Thoughts on Race, Identity and the Obamas
November 05, 2008
Today's post is from Tram Nguyen, the former editor of ColorLines magazine, author of We Are All Suspects Now: Untold Stories from Immigrant Communities after 9/11, and editor of a forthcoming collection, "Language is a Place of Struggle": Great Quotes by People of Color.
The quote that got Michelle Obama into trouble actually made me like her even more, not only for her candor but for articulating something I've started to feel for the first time in my adult life too.
Here's what she actually said: "People in this country are ready for change and hungry for a different kind of politics and… for the first time in my adult life I am proud of my country because it feels like hope is finally making a comeback."

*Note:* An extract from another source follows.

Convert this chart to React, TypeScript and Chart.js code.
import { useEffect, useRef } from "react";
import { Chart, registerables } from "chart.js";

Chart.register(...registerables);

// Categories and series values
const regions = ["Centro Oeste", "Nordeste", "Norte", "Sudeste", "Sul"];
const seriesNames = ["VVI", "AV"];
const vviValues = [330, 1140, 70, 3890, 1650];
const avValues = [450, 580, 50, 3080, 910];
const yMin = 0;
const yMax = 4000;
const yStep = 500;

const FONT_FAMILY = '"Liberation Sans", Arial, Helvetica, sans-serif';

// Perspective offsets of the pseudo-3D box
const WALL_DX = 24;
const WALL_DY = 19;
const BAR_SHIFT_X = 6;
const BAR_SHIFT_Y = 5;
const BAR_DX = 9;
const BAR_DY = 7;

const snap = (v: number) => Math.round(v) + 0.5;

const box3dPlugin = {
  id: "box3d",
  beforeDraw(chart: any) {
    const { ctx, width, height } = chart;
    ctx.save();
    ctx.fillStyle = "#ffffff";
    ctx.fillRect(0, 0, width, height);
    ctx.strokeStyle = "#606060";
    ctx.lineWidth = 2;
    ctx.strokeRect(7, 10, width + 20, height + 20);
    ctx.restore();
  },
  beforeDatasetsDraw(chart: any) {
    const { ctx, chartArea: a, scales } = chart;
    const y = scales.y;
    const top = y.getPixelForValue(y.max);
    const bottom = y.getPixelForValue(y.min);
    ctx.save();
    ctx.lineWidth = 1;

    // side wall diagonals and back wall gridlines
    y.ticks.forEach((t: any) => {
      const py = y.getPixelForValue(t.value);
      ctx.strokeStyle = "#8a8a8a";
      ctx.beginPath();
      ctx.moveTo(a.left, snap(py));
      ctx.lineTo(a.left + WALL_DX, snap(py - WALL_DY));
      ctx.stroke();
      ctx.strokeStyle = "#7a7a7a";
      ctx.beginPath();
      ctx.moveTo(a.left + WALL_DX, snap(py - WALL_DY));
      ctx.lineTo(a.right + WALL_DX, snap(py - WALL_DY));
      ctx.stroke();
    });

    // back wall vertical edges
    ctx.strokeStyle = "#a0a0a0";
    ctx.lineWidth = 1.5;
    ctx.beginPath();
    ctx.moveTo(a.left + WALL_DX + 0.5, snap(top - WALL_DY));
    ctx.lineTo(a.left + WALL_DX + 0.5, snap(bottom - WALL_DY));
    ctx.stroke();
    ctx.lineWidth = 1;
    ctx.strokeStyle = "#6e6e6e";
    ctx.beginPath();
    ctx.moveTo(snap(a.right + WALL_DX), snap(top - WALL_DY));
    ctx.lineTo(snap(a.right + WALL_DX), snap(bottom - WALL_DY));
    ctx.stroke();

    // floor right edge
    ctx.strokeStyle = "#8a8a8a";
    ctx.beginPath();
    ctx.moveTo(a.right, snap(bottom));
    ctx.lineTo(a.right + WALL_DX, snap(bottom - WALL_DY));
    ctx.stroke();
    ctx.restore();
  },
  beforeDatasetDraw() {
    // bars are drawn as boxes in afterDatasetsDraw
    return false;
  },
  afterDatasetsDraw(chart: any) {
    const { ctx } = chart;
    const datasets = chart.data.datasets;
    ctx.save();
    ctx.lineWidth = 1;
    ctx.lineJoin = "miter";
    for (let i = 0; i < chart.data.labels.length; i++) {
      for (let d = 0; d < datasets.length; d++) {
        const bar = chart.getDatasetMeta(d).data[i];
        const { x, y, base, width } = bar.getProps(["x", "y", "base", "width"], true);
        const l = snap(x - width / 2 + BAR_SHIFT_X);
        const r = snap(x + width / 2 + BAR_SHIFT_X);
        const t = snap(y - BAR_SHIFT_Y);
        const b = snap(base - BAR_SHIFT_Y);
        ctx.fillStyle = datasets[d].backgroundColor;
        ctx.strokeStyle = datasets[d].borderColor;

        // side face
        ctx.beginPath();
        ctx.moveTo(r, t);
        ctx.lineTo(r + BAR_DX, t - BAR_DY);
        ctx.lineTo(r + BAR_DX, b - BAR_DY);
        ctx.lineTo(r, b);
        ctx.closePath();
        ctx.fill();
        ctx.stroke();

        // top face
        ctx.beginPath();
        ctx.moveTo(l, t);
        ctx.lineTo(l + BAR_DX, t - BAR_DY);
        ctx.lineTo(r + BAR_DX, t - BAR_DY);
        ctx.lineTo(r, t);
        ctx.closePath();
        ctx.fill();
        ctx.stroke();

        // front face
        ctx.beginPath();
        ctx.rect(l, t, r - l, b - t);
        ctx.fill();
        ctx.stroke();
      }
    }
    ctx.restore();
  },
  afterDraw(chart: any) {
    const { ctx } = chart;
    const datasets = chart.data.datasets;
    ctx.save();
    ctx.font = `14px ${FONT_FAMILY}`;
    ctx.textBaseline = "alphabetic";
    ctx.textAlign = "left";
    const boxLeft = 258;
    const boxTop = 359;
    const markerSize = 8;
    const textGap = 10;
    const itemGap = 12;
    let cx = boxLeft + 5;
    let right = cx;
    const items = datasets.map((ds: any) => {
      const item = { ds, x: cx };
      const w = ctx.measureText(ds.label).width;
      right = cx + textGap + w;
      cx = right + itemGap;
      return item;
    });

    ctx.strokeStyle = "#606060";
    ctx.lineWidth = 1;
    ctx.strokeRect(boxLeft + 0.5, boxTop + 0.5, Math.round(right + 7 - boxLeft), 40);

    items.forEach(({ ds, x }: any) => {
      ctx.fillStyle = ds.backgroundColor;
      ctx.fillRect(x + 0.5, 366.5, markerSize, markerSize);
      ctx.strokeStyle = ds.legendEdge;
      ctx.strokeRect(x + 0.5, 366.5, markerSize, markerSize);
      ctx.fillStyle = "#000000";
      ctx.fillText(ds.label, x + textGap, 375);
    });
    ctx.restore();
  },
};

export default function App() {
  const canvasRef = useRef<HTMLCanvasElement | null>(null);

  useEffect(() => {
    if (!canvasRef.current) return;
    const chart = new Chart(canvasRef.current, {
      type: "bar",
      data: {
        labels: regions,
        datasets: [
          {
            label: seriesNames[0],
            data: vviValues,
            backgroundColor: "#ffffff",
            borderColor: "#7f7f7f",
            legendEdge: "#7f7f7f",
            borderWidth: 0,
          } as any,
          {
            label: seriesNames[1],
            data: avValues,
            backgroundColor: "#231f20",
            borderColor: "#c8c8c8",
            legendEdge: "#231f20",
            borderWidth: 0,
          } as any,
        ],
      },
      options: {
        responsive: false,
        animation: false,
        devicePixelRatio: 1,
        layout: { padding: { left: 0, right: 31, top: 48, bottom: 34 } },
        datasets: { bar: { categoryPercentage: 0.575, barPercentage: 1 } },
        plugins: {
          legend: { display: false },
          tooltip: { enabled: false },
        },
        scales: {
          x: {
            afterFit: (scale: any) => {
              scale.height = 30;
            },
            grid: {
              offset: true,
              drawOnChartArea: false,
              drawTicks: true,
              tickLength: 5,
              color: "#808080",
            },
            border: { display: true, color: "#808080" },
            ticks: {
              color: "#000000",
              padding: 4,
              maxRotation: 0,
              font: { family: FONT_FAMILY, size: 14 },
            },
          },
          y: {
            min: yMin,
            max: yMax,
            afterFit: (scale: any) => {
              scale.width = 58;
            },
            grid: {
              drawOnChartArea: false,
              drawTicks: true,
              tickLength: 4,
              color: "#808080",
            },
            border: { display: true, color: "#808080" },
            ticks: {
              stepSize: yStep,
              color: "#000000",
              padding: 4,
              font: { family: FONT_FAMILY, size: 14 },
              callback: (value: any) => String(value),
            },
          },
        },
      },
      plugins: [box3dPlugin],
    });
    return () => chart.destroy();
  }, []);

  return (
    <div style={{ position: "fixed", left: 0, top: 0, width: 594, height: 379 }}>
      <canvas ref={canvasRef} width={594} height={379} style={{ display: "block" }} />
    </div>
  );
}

For me, as a first-generation, former refugee from Vietnam, it's taken a long time to sort out my cultural, national and political identities, and I resisted calling myself American for most of my life – until recently. If absolutely necessary, it was always a hyphenated version, Asian-American or Vietnamese-American, but even those were never all that convincing to me. The American part was the troubling one, because it didn't seem like I could ever really be part of this country except from the very margins.
This sense of alienation, the identity politics and the culture wars or whatever one wants to call it, characterized my coming of age along with many of my peers. As I became more of an activist, it seemed de rigeur in some circles to always lament, point out, proclaim and dwell on all the evils of the U.S. settler state and its imperialism. But at the same time, in my own life, I was trying to sort the good from bad, enjoying and benefiting from multiculturalism, learning to be a "person of color," and all the while becoming ever more, uniquely so, American.

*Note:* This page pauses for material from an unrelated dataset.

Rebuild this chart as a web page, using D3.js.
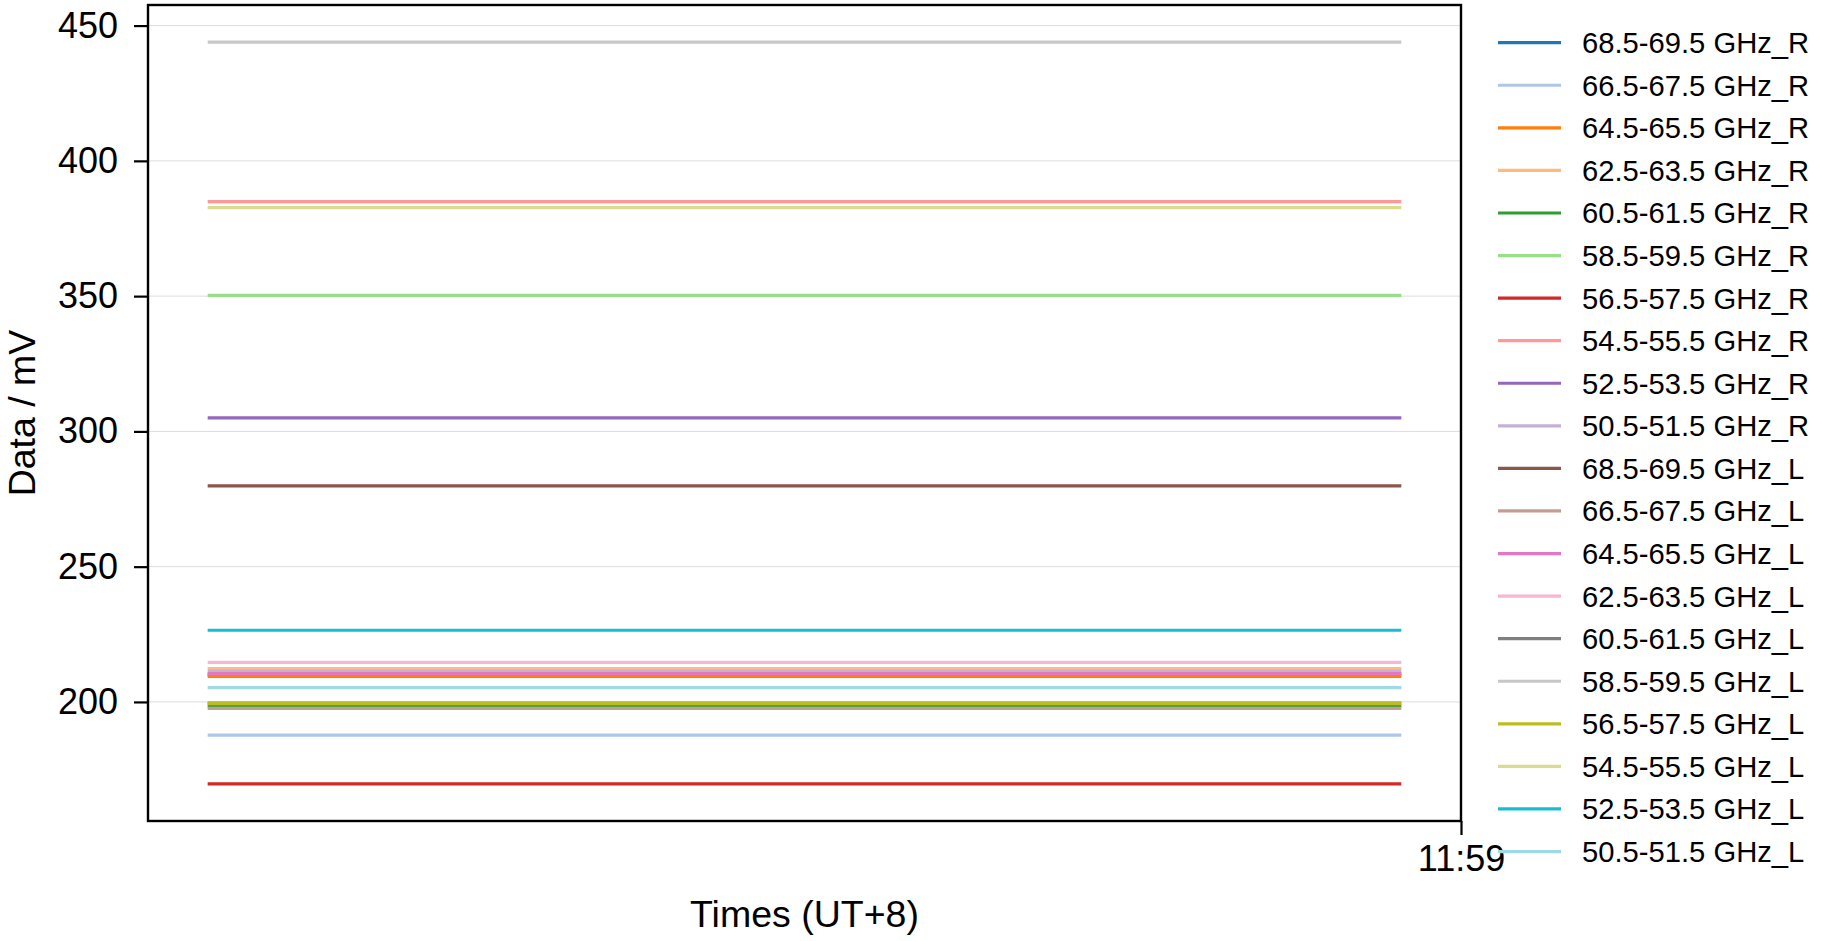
<!DOCTYPE html>
<html>
<head>
<meta charset="utf-8">
<script src="https://cdn.jsdelivr.net/npm/d3@7"></script>
<style>
  html, body { margin: 0; padding: 0; background: #fff; }
  svg { display: block; font-family: "Liberation Sans", Arial, sans-serif; }
</style>
</head>
<body>
<svg id="chart" width="1826" height="941"></svg>
<script>
// ---- data ----
const seriesNames = [
  "68.5-69.5 GHz_R", "66.5-67.5 GHz_R", "64.5-65.5 GHz_R", "62.5-63.5 GHz_R",
  "60.5-61.5 GHz_R", "58.5-59.5 GHz_R", "56.5-57.5 GHz_R", "54.5-55.5 GHz_R",
  "52.5-53.5 GHz_R", "50.5-51.5 GHz_R", "68.5-69.5 GHz_L", "66.5-67.5 GHz_L",
  "64.5-65.5 GHz_L", "62.5-63.5 GHz_L", "60.5-61.5 GHz_L", "58.5-59.5 GHz_L",
  "56.5-57.5 GHz_L", "54.5-55.5 GHz_L", "52.5-53.5 GHz_L", "50.5-51.5 GHz_L"
];
const seriesLevels = [
  210.0, 187.7, 209.4, 212.3, 198.5, 350.3, 169.7, 384.9, 305.0, 211.3,
  279.9, 197.6, 210.5, 214.6, 199.6, 443.9, 199.4, 382.7, 226.5, 205.3
];
const sampleTimes = ["11:57:57", "11:58:12", "11:58:27", "11:58:42", "11:58:57"];
const yTickValues = [200, 250, 300, 350, 400, 450];
const xTickLabels = ["11:59"];
const seriesColors = [
  "#1f77b4", "#aec7e8", "#ff7f0e", "#ffbb78", "#2ca02c", "#98df8a", "#d62728", "#ff9896",
  "#9467bd", "#c5b0d5", "#8c564b", "#c49c94", "#e377c2", "#f7b6d2", "#7f7f7f", "#c7c7c7",
  "#bcbd22", "#dbdb8d", "#17becf", "#9edae5"
];

(function () {
  // ---- layout ----
  const pLeft = 148, pRight = 1461, pTop = 5, pBottom = 821;
  const svg = d3.select("#chart");
  const parse = d3.timeParse("%H:%M:%S");
  const times = sampleTimes.map(parse);

  const tMin = d3.min(times), tMax = d3.max(times);
  const span = tMax - tMin;
  const x = d3.scaleTime()
    .domain([new Date(+tMin - 0.05 * span), new Date(+tMax + 0.05 * span)])
    .range([pLeft, pRight]);

  const vMin = d3.min(seriesLevels), vMax = d3.max(seriesLevels);
  const vPad = (vMax - vMin) * 0.05;
  const y = d3.scaleLinear().domain([vMin - vPad, vMax + vPad]).range([pBottom, pTop]);

  // gridlines
  svg.append("g").selectAll("line").data(yTickValues).join("line")
    .attr("x1", pLeft).attr("x2", pRight)
    .attr("y1", d => y(d)).attr("y2", d => y(d))
    .attr("stroke", "#dddddd").attr("stroke-width", 1);

  // series
  const series = seriesNames.map((name, i) => ({
    name, color: seriesColors[i],
    points: times.map(t => ({ t, v: seriesLevels[i] }))
  }));
  const line = d3.line().x(d => x(d.t)).y(d => y(d.v));
  svg.append("g").selectAll("path").data(series).join("path")
    .attr("d", d => line(d.points))
    .attr("fill", "none")
    .attr("stroke", d => d.color)
    .attr("stroke-width", 3.2);

  // axes
  const yAxis = d3.axisLeft(y).tickValues(yTickValues).tickSize(14).tickPadding(16);
  const gy = svg.append("g").attr("transform", `translate(${pLeft},0)`).call(yAxis);
  gy.select(".domain").remove();
  gy.selectAll(".tick line").attr("stroke", "#000").attr("stroke-width", 2.2);
  gy.selectAll(".tick text").attr("font-size", 36).attr("fill", "#000")
    .attr("font-family", "Liberation Sans, Arial, sans-serif");

  const xTickDates = xTickLabels.map(d3.timeParse("%H:%M"));
  const xAxis = d3.axisBottom(x).tickValues(xTickDates).tickFormat(d3.timeFormat("%H:%M"))
    .tickSize(14).tickPadding(10);
  const gx = svg.append("g").attr("transform", `translate(0,${pBottom})`).call(xAxis);
  gx.select(".domain").remove();
  gx.selectAll(".tick line").attr("stroke", "#000").attr("stroke-width", 2.2);
  gx.selectAll(".tick text").attr("font-size", 36).attr("fill", "#000")
    .attr("font-family", "Liberation Sans, Arial, sans-serif");

  // frame
  svg.append("rect")
    .attr("x", pLeft).attr("y", pTop)
    .attr("width", pRight - pLeft).attr("height", pBottom - pTop)
    .attr("fill", "none").attr("stroke", "#000").attr("stroke-width", 2.4);

  // axis labels
  svg.append("text")
    .attr("x", (pLeft + pRight) / 2).attr("y", 927)
    .attr("text-anchor", "middle").attr("font-size", 37.5).attr("fill", "#000")
    .text("Times (UT+8)");
  svg.append("text")
    .attr("transform", `translate(35,${(pTop + pBottom) / 2}) rotate(-90)`)
    .attr("text-anchor", "middle").attr("font-size", 37.5).attr("fill", "#000")
    .text("Data / mV");

  // legend
  const legend = svg.append("g");
  const rowY = i => 42.7 + i * 42.57;
  legend.selectAll("line").data(series).join("line")
    .attr("x1", 1498).attr("x2", 1561)
    .attr("y1", (d, i) => rowY(i)).attr("y2", (d, i) => rowY(i))
    .attr("stroke", d => d.color).attr("stroke-width", 3.2);
  legend.selectAll("text").data(series).join("text")
    .attr("x", 1582).attr("y", (d, i) => rowY(i) + 10.5)
    .attr("font-size", 29.2).attr("fill", "#000")
    .text(d => d.name);
})();
</script>
</body>
</html>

I think that's what draws me to the Obamas, more than anything else. Despite the glitzy trappings of their "First Family" image now, there are still glimpses into their personal and family backgrounds that reflect the larger journeys of so many communities of color. And in their quest to knit together the varied strands of their identities, to make sense of the past and create a greater whole than the sum of the parts, I see the theme of my own story and the stories of many other people of color in America.
It's been hard for me to be proud of this country, or to even claim it as my own. The way I came to be here was on the waves of war and loss, buoyed by my parents' courage and desperation to get out and start over. "Very little in our language encourages looking at others as parts of ourselves"—this is a quote from the Black law professor and writer, Patricia Williams. Flailing in a sea of individualism, competition and materialism, not to mention the racial hierarchy, we found ourselves looked at as "the other," and very often doing the same in turn.
It wasn't until I fully committed to making this country better in whatever way I can, not just to critique it but to cast my lot with the outcome, did I finally and truly want to be an American.
One last quote, from the Latino artist Guillermo Gomez-Peña: "We have the capability to pick and choose and pastiche and sample from our multiple selves to construct a better human being."